By Megan Hrynio
CCC Jounalism Program
BLACKWOOD – The last of five Workshop Wednesdays for the spring semester, a session on how to pass a math final, took place April 19 in the Presentation Room in Taft Hall. The workshops were intended to help students succeed in their academic endeavors.
Dr. Kelly Jackson, who specializes in mathematics, presented the workshop, called How to Pass Your Math Final. This was the third workshop in which Jackson participated. The previous two were How to Use a Ti-84 Calculator and Study Strategies.
Before the workshop began, students were asked what math class they were in so tips about the final exam could be given to them later. The session began with a PowerPoint presentation that gave examples of what to expect on a math final. All math finals are cumulative and can either be made by the professor or be a generic department exam.
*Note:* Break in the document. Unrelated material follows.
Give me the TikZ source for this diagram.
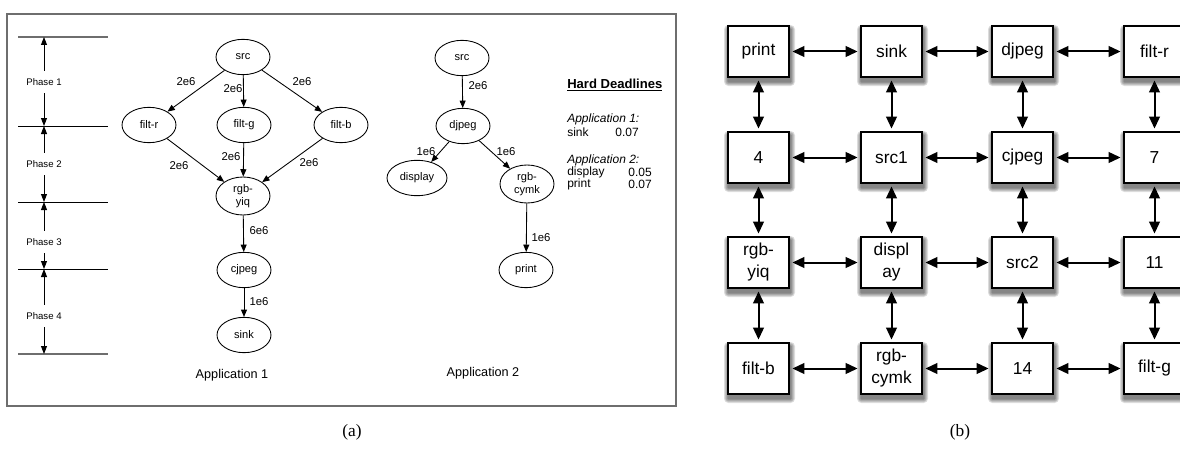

General information about test-taking strategies and study tips were shared. The main points were separated into two key parts – preparation and what to do during the test. Preparation for a math final includes saving old tests to review them and practicing problems in the back of textbooks and workbooks. The majority of problems that appear on the exam are from the books for the class, just with some numbers changed, Jackson said.
“Study the stuff you’re good at to avoid disaster,” Jackson declared as the most important piece of advice. Many students skip over studying the material they’re good at because they believe they have already mastered it, which leads them to make small mistakes during exams, such as using the wrong mathematical sign.
During the test, students should glance over the whole test before attempting to answer any problems. Also, they should read all of the directions carefully to prevent mistakes, Jackson advised.
“Do the questions you know first. That way, it builds confidence,” Jackson said. By finishing questions they know, students can accumulate easy points to achieve higher grades, because they complete those questions before time runs out. Also, by doing this, students have time to visit the problems they are not familiar with and may not have luck finishing.
The four students in attendance listened, took notes and asked questions. The presentation lasted about 40 minutes.
Jackson concluded the workshop by ensuring the students got everything they needed out of the workshop. Though no mathematical material was presented, students left knowing what to expect on their math final and how to study for it effectively.
The previous installments of Workshop Wednesdays in the spring semester were How to Study Smarter not Harder, Note Taking Skills, Career Builder and Resume Writing.
Although many students do not take advantage of tutoring on campus, Workshop Wednesdays will return in the fall semester, said Barbara Palmer, coordinator of tutoring services, who organizes the workshops.
“We will continue to run Workshop Wednesdays and we are hoping in the future more students take advantage of these workshops,” Palmer said.